Я не выражаю им здесь личной признательности: это наш общий дружный памятник всем замученным и убитым».

Заявили о себе авторы многочисленных мемуарно-автобиографических книг о ГУЛАГе – Е. Гинзбург «Крутой маршрут», А. Жигулин «Черные камни», О. Волков «Погружение во тьму». Эти книги написаны людьми, выплеснувшими на страницы своих книг тяжелую обиду на вопиющую несправедливость, пережившими ужасающие страдания и унижения. Напоминание и предостережение – вот пафос этих книг, сохранивших звучание подлинных, исторически достоверных документов.

Свои свидетельства оставили также В. Шаламов («Колымские рассказы»), Г. Владимов («Верный Руслан»), А. Рыбаков («Дети Арбата»), Ю. Домбровский («Хранитель древностей», «Факультет ненужных вещей»).

Двадцатый век достойно продолжил традиции русской классики – «Записки из Мертвого дома» Ф.М. Достоевского, «Остров Сахалин» А.П. Чехова.

И уже в 80-е годы зазвучали голоса, утверждавшие, что тема ГУЛАГа будто бы исчерпана. Опровержением могут служить книги Евг.
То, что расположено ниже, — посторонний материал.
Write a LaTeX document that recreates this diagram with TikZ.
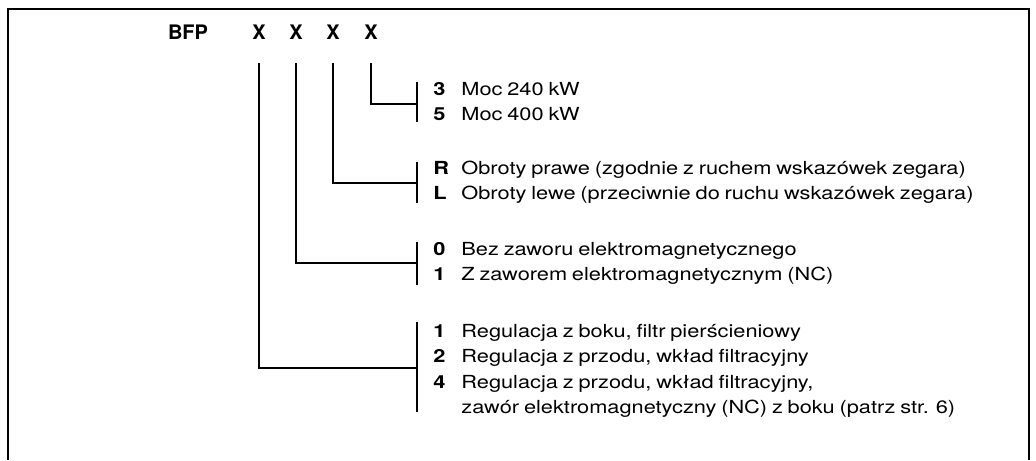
\documentclass[tikz,border=0pt]{standalone}
\usepackage{fontspec}
\setmainfont{TeX Gyre Heros}
\newfontfamily\bodyfont{TeX Gyre Heros}[FakeStretch=1.21,WordSpace=0.8]
\begin{document}
\begin{tikzpicture}[x=0.5pt,y=0.5pt,yscale=-1,xscale=1,
  frame/.style={line width=1pt},
  conn/.style={line width=0.7pt},
  hdr/.style={font=\fontsize{10}{12}\selectfont\bfseries,inner sep=0pt,anchor=base},
  code/.style={font=\bodyfont\fontsize{9}{11}\selectfont\bfseries,inner sep=0pt,anchor=base west},
  desc/.style={font=\bodyfont\fontsize{9}{11}\selectfont,inner sep=0pt,anchor=base west}]
\useasboundingbox (0,0) rectangle (1036,460);

%Shape: Frame (open at the bottom)
\draw [frame] (8,460) -- (8,9) -- (1029,9) -- (1029,460) ;

% Text Node
\node [hdr] (bfp) at (188,40) {BFP};
% Text Node
\node [hdr] (x1) at (259,40) {X};
% Text Node
\node [hdr] (x2) at (296,40) {X};
% Text Node
\node [hdr] (x3) at (333,40) {X};
% Text Node
\node [hdr] (x4) at (371,40) {X};

%Coordinates: brackets
\coordinate (t4) at (417,82);  \coordinate (e4) at (417,104); \coordinate (b4) at (417,122);
\coordinate (t3) at (417,162); \coordinate (e3) at (417,183); \coordinate (b3) at (417,203);
\coordinate (t2) at (417,242); \coordinate (e2) at (417,263); \coordinate (b2) at (417,285);
\coordinate (t1) at (417,322); \coordinate (e1) at (417,368); \coordinate (b1) at (417,412);

%Straight Lines
\draw [conn] ([yshift=11.5pt]x4.south) |- (e4) ;
\draw [conn] (t4) -- (b4) ;
%Straight Lines
\draw [conn] ([yshift=11.5pt]x3.south) |- (e3) ;
\draw [conn] (t3) -- (b3) ;
%Straight Lines
\draw [conn] ([yshift=11.5pt]x2.south) |- (e2) ;
\draw [conn] (t2) -- (b2) ;
%Straight Lines
\draw [conn] ([yshift=11.5pt]x1.south) |- (e1) ;
\draw [conn] (t1) -- (b1) ;

% Text Node
\node [code] (k43) at (433,96) {3};
\node [desc] (d43) at (461,96) {Moc 240 kW};
% Text Node
\node [code] (k45) at (433,120) {5};
\node [desc] (d45) at (461,120) {Moc 400 kW};
% Text Node
\node [code] (k3r) at (433,174) {R};
\node [desc] (d3r) at (461,174) {Obroty prawe (zgodnie z ruchem wskazówek zegara)};
% Text Node
\node [code] (k3l) at (433,199) {L};
\node [desc] (d3l) at (461,199) {Obroty lewe (przeciwnie do ruchu wskazówek zegara)};
% Text Node
\node [code] (k20) at (433,255) {0};
\node [desc] (d20) at (461,255) {Bez zaworu elektromagnetycznego};
% Text Node
\node [code] (k21) at (433,280) {1};
\node [desc] (d21) at (461,280) {Z zaworem elektromagnetycznym (NC)};
% Text Node
\node [code] (k11) at (433,337) {1};
\node [desc] (d11) at (461,337) {Regulacja z boku, filtr pierścieniowy};
% Text Node
\node [code] (k12) at (433,362) {2};
\node [desc] (d12) at (461,362) {Regulacja z przodu, wkład filtracyjny};
% Text Node
\node [code] (k14) at (433,388) {4};
\node [desc] (d14) at (461,388) {Regulacja z przodu, wkład filtracyjny,};
\node [desc] (d14b) at (461,413) {zawór elektromagnetyczny (NC) z boku (patrz str. 6)};

\end{tikzpicture}
\end{document}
Федорова и В. Зубчанинова, появившиеся в 90-е годы.

Только в последней трети XX века в русскую литературу вошли художественные произведения об учёных и их работе, дающие основания утверждать, что рядом с деревенской, военной, исторической получила право на существование и проза научная. Почему этого не случилось раньше и в больших масштабах? Объяснение лежит на поверхности. Все, что связано с мало-мальски серьезными научными исследованиями, в стране было строго засекречено. Говорили иногда о результатах, сам же процесс научных поисков и всё, что ему сопутствовало, оставались за семью печатями. При том, что художественную литературу, естественно, менее всего интересовала техническая сторона научных открытий и изобретений.
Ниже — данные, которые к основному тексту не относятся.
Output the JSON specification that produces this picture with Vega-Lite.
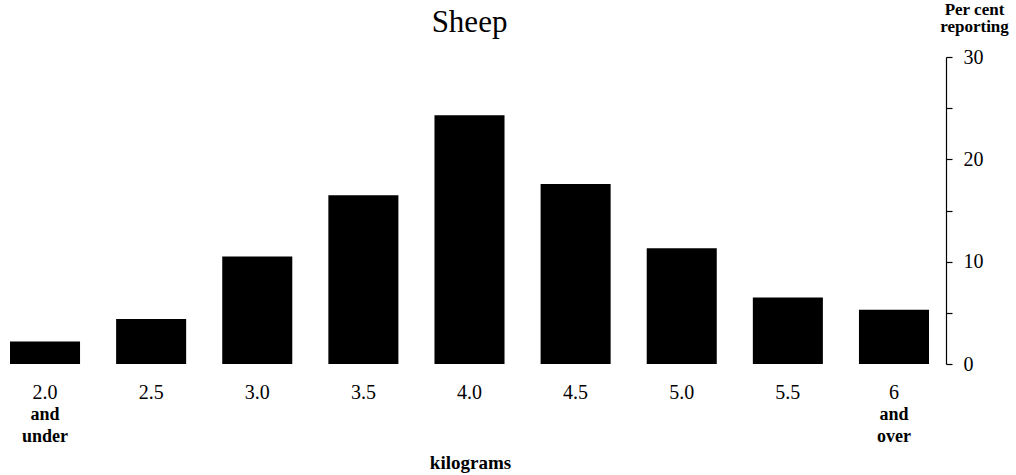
{
  "$schema": "https://vega.github.io/schema/vega-lite/v6.json",
  "autosize": {"type": "none"},
  "padding": {"left": 10, "top": 57, "right": 87, "bottom": 111},
  "width": 919,
  "height": 307,
  "background": "white",
  "config": {
    "view": {"stroke": null},
    "font": "Liberation Serif",
    "axis": {"labelFont": "Liberation Serif", "titleFont": "Liberation Serif", "labelColor": "black", "titleColor": "black", "grid": false}
  },
  "title": {
    "text": "Sheep",
    "frame": "group",
    "anchor": "middle",
    "baseline": "alphabetic",
    "offset": 23,
    "dy": 86,
    "fontSize": 31,
    "fontWeight": "normal",
    "font": "Liberation Serif",
    "color": "black"
  },
  "data": {
    "values": [
      {"kg": "2.0", "pct": 2.2, "note": "and\nunder"},
      {"kg": "2.5", "pct": 4.4, "note": null},
      {"kg": "3.0", "pct": 10.5, "note": null},
      {"kg": "3.5", "pct": 16.5, "note": null},
      {"kg": "4.0", "pct": 24.3, "note": null},
      {"kg": "4.5", "pct": 17.6, "note": null},
      {"kg": "5.0", "pct": 11.3, "note": null},
      {"kg": "5.5", "pct": 6.5, "note": null},
      {"kg": "6", "pct": 5.3, "note": "and\nover"}
    ]
  },
  "encoding": {
    "x": {
      "field": "kg",
      "type": "ordinal",
      "sort": null,
      "scale": {"paddingInner": 0.34, "paddingOuter": 0},
      "axis": {
        "orient": "bottom",
        "domain": false,
        "ticks": false,
        "tickSize": 0,
        "labelAngle": 0,
        "labelFontSize": 20,
        "labelBaseline": "alphabetic",
        "labelPadding": 34,
        "title": "kilograms",
        "titleFontSize": 19,
        "titleFontWeight": "bold",
        "titleBaseline": "alphabetic",
        "titleY": 104,
        "titleX": 460
      }
    }
  },
  "layer": [
    {
      "mark": {"type": "bar", "color": "black"},
      "encoding": {
        "y": {
          "field": "pct",
          "type": "quantitative",
          "scale": {"domain": [0, 30], "nice": false},
          "axis": {
            "orient": "right",
            "offset": 17,
            "values": [0, 5, 10, 15, 20, 25, 30],
            "labelExpr": "datum.value % 10 == 0 ? datum.label : ''",
            "domainColor": "black",
            "domainWidth": 1.2,
            "tickColor": "black",
            "tickWidth": 1.2,
            "tickSize": 6,
            "labelFontSize": 20,
            "labelPadding": 11,
            "labelAlign": "left",
            "labelBaseline": "middle",
            "title": ["Per cent", "reporting"],
            "titleAngle": 0,
            "titleAlign": "center",
            "titleBaseline": "alphabetic",
            "titleX": 28,
            "titleY": -43,
            "titleFontSize": 17,
            "titleFontWeight": "bold",
            "titleLineHeight": 17
          }
        }
      }
    },
    {
      "transform": [{"filter": "datum.note != null"}],
      "mark": {
        "type": "text",
        "font": "Liberation Serif",
        "fontSize": 18,
        "fontWeight": "bold",
        "color": "black",
        "lineBreak": "\n",
        "lineHeight": 22,
        "baseline": "alphabetic",
        "align": "center",
        "dy": 56
      },
      "encoding": {
        "y": {"datum": 0, "type": "quantitative"},
        "text": {"field": "note"}
      }
    }
  ]
}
Современной художественной прозе за короткий срок удалось превзойти тот уровень, который был достигнут в недавнем прошлом отдельными сочинениями на эту тему: В. Каверин «Открытая книга», Д. Гранин «Иду на грозу». Научная проза 70—80-х годов являет собой богатый в тематическом, стилевом, жанровом отношениях пласт произведений, исследующих разные аспекты бытия науки и учёных.

Во-первых, это научно-художественная проза, на современном этапе достигшая особенных успехов в биографическом жанре. Большой интерес представляют жизнеописания крупных учёных, которые позволяют войти в круг идей той или иной науки, ощутить противоборство мнений, остроту конфликтных ситуаций в большой науке. Известно, что XX век – не время гениальных одиночек. Успех в современной науке чаще всего приходит к группе, коллективу единомышленников. Однако и роль лидера огромна. Научно-художественная литература знакомит с историей того или иного открытия и воссоздает характеры руководителя и его ведомых во всей сложности их взаимоотношений. Таковы книги Д. Данина о датском физике – «Нильс Бор», Д. Гранина – «Зубр», о сложной судьбе знаменитого биолога Н.В. Тимофеева-Ресовского и его же повесть «Эта странная жизнь» о математике Любищеве. Это и вернувшееся на родину повествование М. Поповского об удивительной, трагической, многострадальной и такой типичной для XX века судьбе выдающегося человека – «Жизнь и житие Войно-Ясенецкого, архиепископа и хирурга» (1990).

Во-вторых, это, условно говоря, бытовая проза, живописующая будни учёных и людей, их окружавших, во всем разнообразии проблем, конфликтов, характеров, интересных и острых психологических коллизий. Таковы романы И. Грековой «Кафедра» и А. Крона «Бессоница».